If you want to persuade the UK government to make any submissions in the Spanish case, you must email the UK IPO here before 29 August 2011.

Says the IPKat, what is interesting is the way in which the Italian and Spanish governments have played their challenge. Rather than combine their forces, conveniently allowing the Court of Justice to consider their cases together, they have opted for separate and non-identical actions which, one might imagine, they will not be happy for the Court to roll into Joint Cases.  This can create a nuisance factor, buy time and give the two countries a little more leverage in their attempt to derail the great freight train of the unitary patent system as it speeds its way -- in the same general direction as the rails if not actually on them -- to its politically desired destination.

2 comments:

patently said...

This Kat wonders whether it is relevant that the objectives could have been achieved via Article 142 on the EPC, if they could be achieved under the powers which were invoked for that purpose

A relevant query. If Spain's logic is correct, and the ability to achieve the objective via Art 142 means that it is in principle wrong to invoke the powers that were in fact used, then surely the same applies in reverse?

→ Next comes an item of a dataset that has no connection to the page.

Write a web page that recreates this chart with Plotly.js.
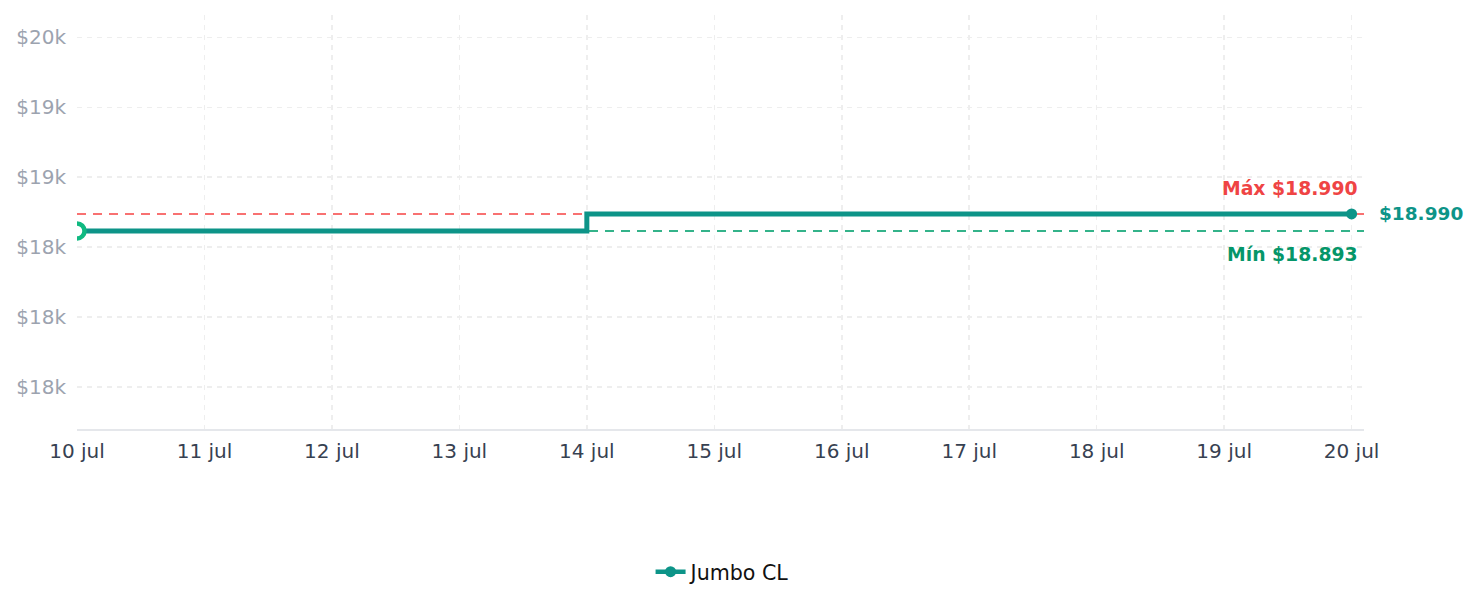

On that basis, the existence of two alternative legal bases for doing something would mean that each precludes the other. More would, indeed, be less.

Anonymous said...

I am not sure the reversibility requirement holds.

There is evidently no provision in the EPC saying you can only set up an Art 142 special agreement if another route is not available.

The Spanish govt's line appears to be (albeit it seems via rather contrived logic) that there is such a provision inmplict in the TEU.